Woman awarded $250K for sharing of nude video
A jury has found a Houston firefighter liable after officials said he secretly took an intimate video from a colleague’s personal laptop and shared it with other firefighters.
The jury awarded former firefighter Melinda Abbt more than $250,000 — $80,000 for mental anguish, $50,000 in exemplary damages and more than $120,000 in her litigation fees — after less than a hour of deliberating earlier this month in her case against Chris Barrientes, whom she had worked with at Station 18 in the East End.
She learned in May 2017 that Barrientes and others had obtained a nude video of her nearly a decade earlier after she left her laptop at the station while going to a call, according to records. Barrientes went on to repeatedly watch the video that had been intended for her now-husband.
A since-retired district chief, David Elliott, confessed to Abbt’s husband, Eric Abbt, that Barrientes obtained the video in 2008 and had shared it with him, according to court records.
During the two-day civil trial, the husband tearfully testified on Nov. 16 that he and Abbt had planned to make a career at the Houston Fire Department but the revelation over the leaked video jeopardized that life together. He grappled with how or when to tell his wife about the video — waiting until after Mother’s Day to tell her.
“I didn’t want to mess up Mother’s Day,” he said.
She collapsed upon being told about Barrientes and others being in possession of the video and refused to return to work. Her husband also left the depart
ment.
“There was no way I could go back to work with those guys knowing what I know.”
The jury verdict later that afternoon had followed a precedent-setting appellate ruling in Abbt’s litigation that expanded sexual harassment law as something that can happen to someone without their knowledge at the time. The ruling partially reversed a federal decision by U.S. District Judge Lynn N. Hughes to not let her sexual harassment case proceed, saying she was unable to prove a hostile work environment.

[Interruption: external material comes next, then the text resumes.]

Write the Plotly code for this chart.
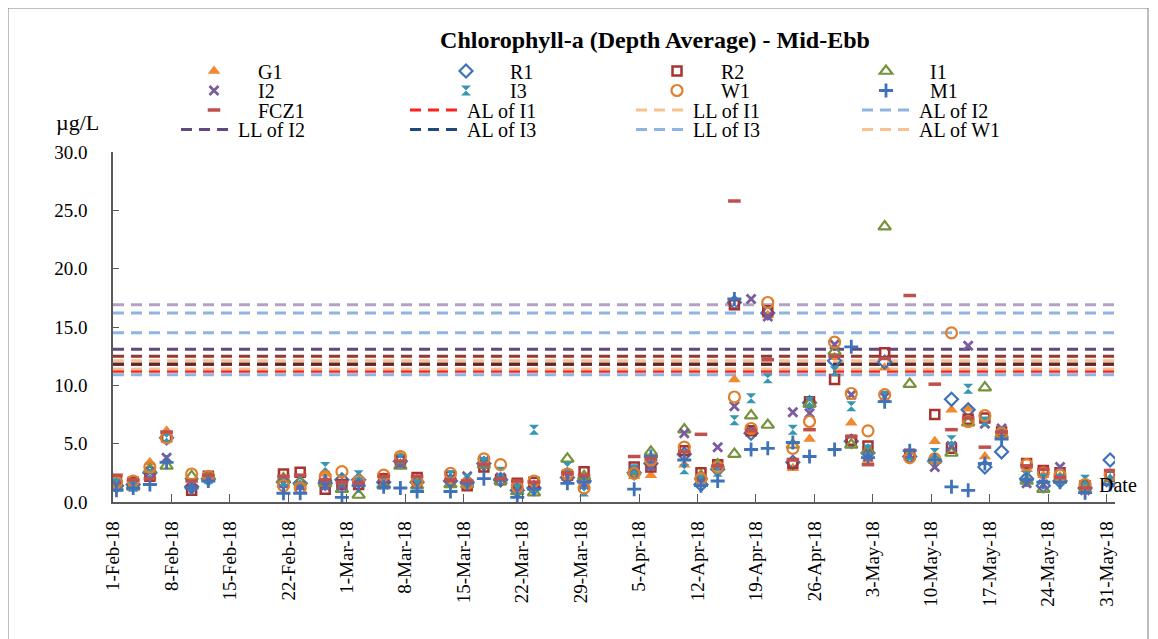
import plotly.graph_objects as go

# Mid-ebb sampling dates (time of day ~10:00)
DATES = [
    "2018-02-01 10:00", "2018-02-03 10:00", "2018-02-05 10:00", "2018-02-07 10:00",
    "2018-02-10 10:00", "2018-02-12 10:00", "2018-02-21 10:00", "2018-02-23 10:00",
    "2018-02-26 10:00", "2018-02-28 10:00", "2018-03-02 10:00", "2018-03-05 10:00",
    "2018-03-07 10:00", "2018-03-09 10:00", "2018-03-13 10:00", "2018-03-15 10:00",
    "2018-03-17 10:00", "2018-03-19 10:00", "2018-03-21 10:00", "2018-03-23 10:00",
    "2018-03-27 10:00", "2018-03-29 10:00", "2018-04-04 10:00", "2018-04-06 10:00",
    "2018-04-10 10:00", "2018-04-12 10:00", "2018-04-14 10:00", "2018-04-16 10:00",
    "2018-04-18 10:00", "2018-04-20 10:00", "2018-04-23 10:00", "2018-04-25 10:00",
    "2018-04-28 10:00", "2018-04-30 10:00", "2018-05-02 10:00", "2018-05-04 10:00",
    "2018-05-07 10:00", "2018-05-10 10:00", "2018-05-12 10:00", "2018-05-14 10:00",
    "2018-05-16 10:00", "2018-05-18 10:00", "2018-05-21 10:00", "2018-05-23 10:00",
    "2018-05-25 10:00", "2018-05-28 10:00", "2018-05-31 10:00",
]

# Chlorophyll-a, depth average (ug/L)
G1 = [1.6, 1.8, 3.4, 6.1, 1.5, 2.3, 1.9, 1.5, 2.4, 1.6, 1.7, 2.1, 4.0, 1.9, 1.5, 1.6,
      3.1, 2.0, 1.4, 1.5, 2.6, 1.5, 2.2, 2.3, 3.2, 2.4, 3.0, 10.5, 6.0, 16.0, 2.9, 5.4,
      12.4, 6.8, 3.6, 11.5, 3.8, 5.2, 7.9, 8.0, 3.9, 5.7, 2.8, 2.3, 2.2, 1.6, 2.0]
R1 = [1.4, 1.5, 2.5, 5.5, 1.3, 2.0, 1.7, 1.6, 1.6, 1.9, 1.9, 1.7, 3.5, 1.7, 1.8, 1.7,
      3.3, 1.9, 1.0, 1.2, 2.1, 1.8, 2.5, 3.3, 4.1, 1.5, 2.8, 17.1, 5.9, 16.2, 3.4, 8.5,
      12.1, 5.2, 4.2, 12.0, 3.9, 3.5, 8.8, 7.9, 3.0, 4.3, 2.0, 1.4, 1.8, 1.2, 3.6]
R2 = [1.8, 1.7, 2.2, 5.6, 1.0, 2.2, 2.4, 2.55, 1.1, 1.5, 1.5, 2.0, 3.6, 2.1, 2.2, 1.4,
      3.0, 1.9, 1.6, 1.7, 2.3, 2.6, 3.0, 3.0, 4.4, 2.5, 3.2, 16.9, 6.1, 16.4, 3.3, 8.6,
      10.5, 5.3, 4.8, 12.8, 4.1, 7.5, 4.6, 7.1, 7.2, 6.0, 3.3, 2.7, 2.5, 1.4, 2.2]
I1 = [1.3, 1.3, 2.8, 3.1, 2.2, 2.1, 2.0, 1.7, 1.6, 1.1, 0.6, 1.4, 3.1, 1.4, 1.5, 1.5,
      3.2, 1.8, 0.9, 0.8, 3.7, 2.2, 2.6, 4.3, 6.2, 2.2, 3.2, 4.1, 7.4, 6.6, 4.9, 8.4,
      12.9, 4.9, 4.4, 23.6, 10.1, 3.6, 4.2, 6.8, 9.8, 5.8, 1.8, 1.1, 1.9, 1.3, 1.8]
I2 = [1.5, 1.4, 2.6, 3.8, 1.6, 2.1, 1.6, 1.4, 1.4, 1.4, 1.6, 1.5, 3.3, 1.6, 2.0, 2.2,
      3.5, 2.1, 1.2, 1.4, 2.2, 1.5, 2.7, 3.1, 5.9, 1.7, 4.7, 8.2, 17.4, 15.9, 7.7, 7.6,
      13.5, 9.2, 3.9, 9.0, 4.0, 3.0, 4.8, 13.4, 6.7, 6.3, 1.6, 1.5, 3.0, 1.0, 1.7]
I3 = [1.6, 1.3, 2.4, 5.5, 1.4, 2.0, 1.8, 1.9, 3.0, 1.9, 2.3, 1.6, 3.7, 1.5, 2.3, 2.0,
      3.4, 2.6, 1.1, 6.2, 3.0, 0.9, 2.8, 3.5, 2.8, 1.9, 2.6, 7.0, 8.9, 10.6, 6.2, 8.6,
      11.2, 8.2, 4.5, 9.1, 4.0, 4.2, 5.3, 9.7, 6.9, 5.8, 2.2, 2.0, 2.0, 1.9, 2.4]
W1 = [1.7, 1.8, 3.0, 5.5, 2.4, 2.2, 1.4, 1.2, 2.2, 2.6, 1.8, 2.3, 3.9, 1.8, 2.45, 1.6,
      3.7, 3.2, 1.3, 1.8, 2.4, 1.2, 2.45, 3.6, 4.7, 2.0, 3.0, 9.0, 6.3, 17.1, 4.6, 6.9,
      13.7, 9.3, 6.1, 9.2, 3.8, 3.7, 14.5, 6.9, 7.4, 5.9, 3.2, 2.5, 2.3, 1.5, 2.3]
M1 = [1.0, 1.2, 1.5, 3.4, 1.2, 1.8, 0.75, 0.75, 1.8, 0.4, 1.4, 1.3, 1.2, 0.9, 0.9, 1.6,
      2.0, 1.9, 0.4, 1.1, 1.6, 1.7, 1.1, 3.9, 3.6, 1.4, 1.8, 17.4, 4.5, 4.6, 5.1, 3.9,
      4.5, 13.3, 3.8, 8.6, 4.4, 3.6, 1.3, 1.0, 3.3, 5.4, 1.9, 1.7, 1.7, 0.8, 1.5]
FCZ1 = [2.3, 1.9, 2.0, 6.0, 1.8, 2.3, 2.2, 2.3, 1.9, 1.7, 1.6, 2.2, 3.5, 2.2, 1.9, 1.8,
        3.2, 2.0, 1.8, 1.7, 2.5, 2.3, 3.9, 3.7, 4.3, 5.8, 3.1, 25.8, 6.1, 12.2, 3.6, 6.2,
        12.5, 5.6, 3.2, 12.3, 17.7, 10.1, 6.2, 7.2, 4.7, 6.0, 3.1, 2.8, 2.1, 1.2, 2.7]

STATIONS = ["G1", "R1", "R2", "I1", "I2", "I3", "W1", "M1", "FCZ1"]
STATION_VALUES = [G1, R1, R2, I1, I2, I3, W1, M1, FCZ1]

# Action / Limit levels (ug/L)
LIMIT_NAMES = ["AL of I1", "LL of I1", "AL of I2", "LL of I2", "AL of I3", "LL of I3",
               "AL of W1", "LL of W1", "AL of FCZ1", "LL of FCZ1", "LL of M1"]
LIMIT_VALUES = [11.2, 12.1, 10.9, 13.1, 11.8, 14.5, 11.4, 16.2, 11.8, 12.5, 16.9]
LIMITS_IN_LEGEND = 7

AXIS_START = "2018-02-01"
AXIS_END = "2018-06-01"

MARKER_STYLE = {
    "G1": dict(symbol="triangle-up", color="#f0892f", size=11, width=0),
    "R1": dict(symbol="diamond-open", color="#3f72b8", size=10, width=2.2),
    "R2": dict(symbol="square-open", color="#a8322d", size=9, width=2.5),
    "I1": dict(symbol="triangle-up-open", color="#76933c", size=11, width=2.2),
    "I2": dict(symbol="x-thin-open", color="#7a5c9e", size=9, width=2.8),
    "I3": dict(symbol="hourglass", color="#3598b0", size=10, width=0),
    "W1": dict(symbol="circle-open", color="#df7f2e", size=11, width=2.2),
    "M1": dict(symbol="cross-thin-open", color="#3f72b8", size=10, width=2.8),
    "FCZ1": dict(symbol="line-ew-open", color="#c0504d", size=9, width=3.5),
}
LIMIT_COLORS = ["#ff2020", "#fac090", "#8eb4e3", "#604a7b", "#1f497d", "#8eb4e3",
                "#fac090", "#8eb4e3", "#632523", "#953735", "#b3a2c7"]

FONT = "Liberation Serif, Times New Roman, serif"
AXIS_GREY = "#595959"

# the page body has an 8px margin, so the figure starts at (8, 8) of the screenshot
PAGE_PAD = 8
W, H = 1150, 631
# plot area in screenshot pixels
PLOT_L, PLOT_R, PLOT_T, PLOT_B = 113, 1115, 152, 502

# legend grid (screenshot pixels): row centres, symbol positions per column
ROW_Y = [71, 90.5, 110, 129.5]
MARKER_X = [214, 466, 677, 886]     # marker centre of marker-only entries
LINE_X = [176, 405, 631, 857]       # left edge of dashed-line entries


def px_x(px):
    return (px - PLOT_L) / (PLOT_R - PLOT_L)


def px_y(py):
    return (PLOT_B - py) / (PLOT_B - PLOT_T)


legend_order = STATIONS + LIMIT_NAMES[:LIMITS_IN_LEGEND]
legends = {}


def legend_for(name, is_marker):
    # every legend entry gets its own legend box, placed on the 4-column grid
    i = legend_order.index(name)
    key = "legend" if i == 0 else "legend%d" % (i + 1)
    row, col = divmod(i, 4)
    if is_marker:
        x, itemwidth = MARKER_X[col] - 44, 78
    else:
        x, itemwidth = LINE_X[col], 52
    legends[key] = dict(
        orientation="h", x=px_x(x), xanchor="left", y=px_y(ROW_Y[row]),
        yanchor="middle", font=dict(family=FONT, size=20, color="black"),
        itemwidth=itemwidth, bgcolor="rgba(0,0,0,0)")
    return key


fig = go.Figure()

# limit lines first, markers drawn on top
for i, (name, val) in enumerate(zip(LIMIT_NAMES, LIMIT_VALUES)):
    kw = dict(showlegend=False)
    if i < LIMITS_IN_LEGEND:
        kw = dict(showlegend=True, legend=legend_for(name, False))
    fig.add_trace(go.Scatter(
        x=[AXIS_START, AXIS_END], y=[val, val], mode="lines", name=name,
        line=dict(color=LIMIT_COLORS[i], width=3, dash="11px,7px"),
        hoverinfo="skip", **kw))

for name, vals in zip(STATIONS, STATION_VALUES):
    st = MARKER_STYLE[name]
    fig.add_trace(go.Scatter(
        x=DATES, y=vals, mode="markers", name=name, legend=legend_for(name, True),
        marker=dict(symbol=st["symbol"], size=st["size"], color=st["color"],
                    line=dict(color=st["color"], width=st["width"]))))

fig.update_layout(
    width=W, height=H,
    margin=dict(l=PLOT_L - PAGE_PAD, r=W - (PLOT_R - PAGE_PAD), t=PLOT_T - PAGE_PAD,
                b=H - (PLOT_B - PAGE_PAD), pad=0, autoexpand=False),
    paper_bgcolor="white", plot_bgcolor="white",
    font=dict(family=FONT, size=19, color="black"),
    title=dict(text="<b>Chlorophyll-a (Depth Average) - Mid-Ebb</b>",
               font=dict(family=FONT, size=24, color="black"),
               x=(655 - PAGE_PAD) / W, xanchor="center", xref="container",
               y=1 - (40 - PAGE_PAD) / H, yanchor="middle", yref="container"),
    xaxis=dict(type="date", range=[AXIS_START, AXIS_END], tick0=AXIS_START,
               dtick=7 * 86400000, tickformat="%-d-%b-%y", tickangle=-90,
               ticks="inside", ticklen=8, tickcolor=AXIS_GREY, showline=True,
               linecolor=AXIS_GREY, linewidth=1.5, showgrid=False, zeroline=False,
               ticklabelstandoff=10, tickfont=dict(family=FONT, size=19)),
    yaxis=dict(range=[0, 30], dtick=5, tickformat=".1f", ticks="inside", ticklen=6,
               tickcolor=AXIS_GREY, showline=True, linecolor=AXIS_GREY, linewidth=1.5,
               showgrid=False, zeroline=False, ticklabelstandoff=20,
               tickfont=dict(family=FONT, size=19)),
    annotations=[
        dict(text="µg/L", xref="paper", yref="paper", x=px_x(54), y=px_y(123),
             xanchor="left", yanchor="middle", showarrow=False,
             font=dict(family=FONT, size=22)),
        dict(text="Date", xref="paper", yref="paper", x=px_x(1097), y=px_y(485),
             xanchor="left", yanchor="middle", showarrow=False,
             font=dict(family=FONT, size=20)),
    ],
    shapes=[dict(type="rect", xref="paper", yref="paper", x0=px_x(8), x1=px_x(1148),
                 y0=px_y(660), y1=px_y(8), line=dict(color="#7f7f7f", width=1),
                 layer="below")],
    **legends,
)

fig.write_html("out.html")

“She is angry and embarrassed,” the judge had said.
Barrientes, who was demoted two ranks following an investigation into his obtaining and sharing of the video, remains employed at the Houston Fire Department, Chief Sam Peña on Friday said.
Peña has cited restrictive state law for why Barrientes was allowed to keep his job. The head of a fire department may not issue an indefinite suspension for an act that happened six months before the proposed suspension.
“I would have terminated him if the issue would have been discovered when it occurred,” Peña said.
Barrientes did not testify during the civil trial and his lawyer, Joseph Soliz, offered no witnesses in the cases.
During closing arguments, Soliz maintained to jurors that Barrientes received the video in an email — a claim that city records show the firefighter initially said when confronted about the allegation.
“He didn’t know what it was when he received it,” said Soliz, speaking softly during his brief remarks.
A Chronicle review of city records shows Barrientes told Elliott that he took the video from Abbt’s laptop and kept the footage for years and continued to watch it.
Barrientes deleted the video after receiving notice of the internal investigation into his actions, Peña wrote in a disciplinary notice. He and another firefighter who viewed the video were suspended. Elliot, by then, had retired.
Jordan Warshauer, Abbt’s lawyer, told jurors that Barrientes should have come clean sooner.
Separate civil action by Abbt against the city of Houston remains pending in federal court.